_Instructions for the task_: In the material below, find every line with "matplotlib" and pull it out.

_Entries supplied_:
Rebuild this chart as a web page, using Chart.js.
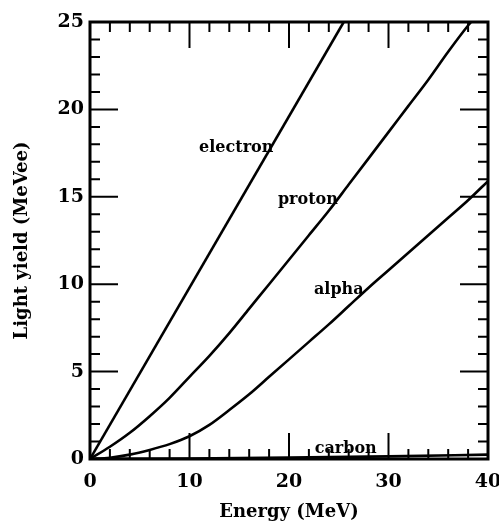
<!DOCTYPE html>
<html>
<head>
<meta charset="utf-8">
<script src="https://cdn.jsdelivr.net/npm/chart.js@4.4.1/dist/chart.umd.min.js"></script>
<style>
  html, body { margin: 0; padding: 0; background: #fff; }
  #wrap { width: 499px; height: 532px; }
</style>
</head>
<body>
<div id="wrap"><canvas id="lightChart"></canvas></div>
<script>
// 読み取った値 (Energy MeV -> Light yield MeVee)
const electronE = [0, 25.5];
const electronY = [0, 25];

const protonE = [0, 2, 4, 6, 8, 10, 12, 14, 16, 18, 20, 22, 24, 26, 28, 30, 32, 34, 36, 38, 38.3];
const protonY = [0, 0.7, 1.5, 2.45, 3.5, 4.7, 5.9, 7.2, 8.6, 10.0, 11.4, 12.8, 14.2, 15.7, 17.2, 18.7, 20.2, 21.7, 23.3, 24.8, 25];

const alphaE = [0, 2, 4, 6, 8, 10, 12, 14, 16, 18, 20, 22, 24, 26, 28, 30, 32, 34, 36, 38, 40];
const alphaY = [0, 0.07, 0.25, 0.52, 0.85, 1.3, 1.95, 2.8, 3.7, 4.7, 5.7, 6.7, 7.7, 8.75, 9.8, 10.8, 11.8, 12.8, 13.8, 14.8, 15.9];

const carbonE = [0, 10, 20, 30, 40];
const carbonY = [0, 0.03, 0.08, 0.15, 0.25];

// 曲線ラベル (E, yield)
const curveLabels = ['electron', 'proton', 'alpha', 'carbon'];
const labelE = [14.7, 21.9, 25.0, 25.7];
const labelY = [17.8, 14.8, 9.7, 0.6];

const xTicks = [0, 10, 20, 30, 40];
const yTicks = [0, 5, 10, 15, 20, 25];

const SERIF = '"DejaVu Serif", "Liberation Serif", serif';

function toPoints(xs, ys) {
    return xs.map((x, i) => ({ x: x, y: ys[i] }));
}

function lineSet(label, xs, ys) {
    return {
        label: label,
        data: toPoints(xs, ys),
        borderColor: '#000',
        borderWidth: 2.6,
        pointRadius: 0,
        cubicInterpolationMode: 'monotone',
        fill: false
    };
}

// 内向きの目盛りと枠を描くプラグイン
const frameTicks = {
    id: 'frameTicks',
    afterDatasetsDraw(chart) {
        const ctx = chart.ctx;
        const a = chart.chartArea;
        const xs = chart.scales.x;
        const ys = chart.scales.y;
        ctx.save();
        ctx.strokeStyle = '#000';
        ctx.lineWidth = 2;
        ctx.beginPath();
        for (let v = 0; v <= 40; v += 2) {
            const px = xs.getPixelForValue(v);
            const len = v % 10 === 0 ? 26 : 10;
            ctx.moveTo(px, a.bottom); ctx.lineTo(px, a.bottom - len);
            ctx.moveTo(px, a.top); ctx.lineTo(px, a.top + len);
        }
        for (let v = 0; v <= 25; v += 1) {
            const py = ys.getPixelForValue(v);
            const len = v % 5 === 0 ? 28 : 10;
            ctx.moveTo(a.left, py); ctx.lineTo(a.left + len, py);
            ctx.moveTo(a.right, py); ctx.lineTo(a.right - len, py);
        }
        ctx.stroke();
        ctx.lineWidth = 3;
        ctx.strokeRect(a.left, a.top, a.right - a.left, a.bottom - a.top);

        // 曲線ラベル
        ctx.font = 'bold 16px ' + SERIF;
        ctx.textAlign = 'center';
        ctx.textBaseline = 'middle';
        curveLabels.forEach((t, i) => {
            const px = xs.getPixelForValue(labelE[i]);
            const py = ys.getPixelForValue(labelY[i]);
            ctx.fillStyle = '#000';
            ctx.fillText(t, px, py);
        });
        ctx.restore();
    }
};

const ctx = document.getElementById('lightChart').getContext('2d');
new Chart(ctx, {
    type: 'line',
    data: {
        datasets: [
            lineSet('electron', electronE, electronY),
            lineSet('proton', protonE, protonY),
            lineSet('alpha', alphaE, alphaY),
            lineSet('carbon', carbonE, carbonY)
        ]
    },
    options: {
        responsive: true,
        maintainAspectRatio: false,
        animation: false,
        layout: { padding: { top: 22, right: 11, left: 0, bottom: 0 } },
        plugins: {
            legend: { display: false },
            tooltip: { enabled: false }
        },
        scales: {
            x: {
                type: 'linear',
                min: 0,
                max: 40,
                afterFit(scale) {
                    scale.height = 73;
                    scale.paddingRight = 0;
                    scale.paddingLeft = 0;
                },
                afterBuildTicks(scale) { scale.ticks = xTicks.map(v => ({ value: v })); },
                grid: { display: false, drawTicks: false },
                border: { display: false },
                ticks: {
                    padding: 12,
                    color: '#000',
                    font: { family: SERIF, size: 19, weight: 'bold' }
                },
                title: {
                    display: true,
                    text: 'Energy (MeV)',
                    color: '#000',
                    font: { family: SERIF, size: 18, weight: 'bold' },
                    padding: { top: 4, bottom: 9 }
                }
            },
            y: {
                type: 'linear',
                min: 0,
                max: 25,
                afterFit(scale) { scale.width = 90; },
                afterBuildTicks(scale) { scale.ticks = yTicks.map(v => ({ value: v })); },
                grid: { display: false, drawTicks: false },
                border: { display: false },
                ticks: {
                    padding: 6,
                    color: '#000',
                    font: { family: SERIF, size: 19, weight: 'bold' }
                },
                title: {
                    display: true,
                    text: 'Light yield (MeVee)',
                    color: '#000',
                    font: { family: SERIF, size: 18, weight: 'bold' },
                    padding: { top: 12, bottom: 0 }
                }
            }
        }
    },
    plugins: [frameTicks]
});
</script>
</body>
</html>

==

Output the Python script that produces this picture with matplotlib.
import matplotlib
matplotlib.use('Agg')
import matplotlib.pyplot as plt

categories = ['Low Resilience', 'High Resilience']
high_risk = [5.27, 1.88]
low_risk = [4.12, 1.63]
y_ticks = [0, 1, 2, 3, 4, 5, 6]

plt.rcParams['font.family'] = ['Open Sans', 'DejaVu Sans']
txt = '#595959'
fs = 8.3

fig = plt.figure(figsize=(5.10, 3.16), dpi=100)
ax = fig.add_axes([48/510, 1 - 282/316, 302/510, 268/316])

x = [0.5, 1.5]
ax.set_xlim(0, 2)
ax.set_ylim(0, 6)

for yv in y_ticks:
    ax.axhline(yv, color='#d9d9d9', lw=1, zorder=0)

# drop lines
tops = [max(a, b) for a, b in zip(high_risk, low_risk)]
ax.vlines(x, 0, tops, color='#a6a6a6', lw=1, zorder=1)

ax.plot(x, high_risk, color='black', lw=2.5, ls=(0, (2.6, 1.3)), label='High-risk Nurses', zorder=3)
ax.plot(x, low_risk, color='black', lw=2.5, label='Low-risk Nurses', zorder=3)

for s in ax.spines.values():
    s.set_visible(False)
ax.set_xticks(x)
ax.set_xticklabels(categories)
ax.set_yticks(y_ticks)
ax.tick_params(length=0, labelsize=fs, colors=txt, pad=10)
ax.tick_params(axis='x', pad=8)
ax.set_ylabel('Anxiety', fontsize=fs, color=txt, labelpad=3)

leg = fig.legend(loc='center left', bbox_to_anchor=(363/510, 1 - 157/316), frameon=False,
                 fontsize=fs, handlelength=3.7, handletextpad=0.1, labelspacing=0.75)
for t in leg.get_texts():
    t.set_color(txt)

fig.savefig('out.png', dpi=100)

--

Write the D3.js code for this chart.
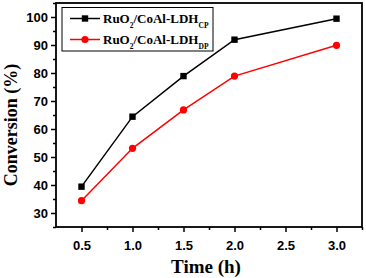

_Finished exercise_:
Output the Python script that produces this picture with matplotlib.
import matplotlib
matplotlib.use('Agg')
import matplotlib.pyplot as plt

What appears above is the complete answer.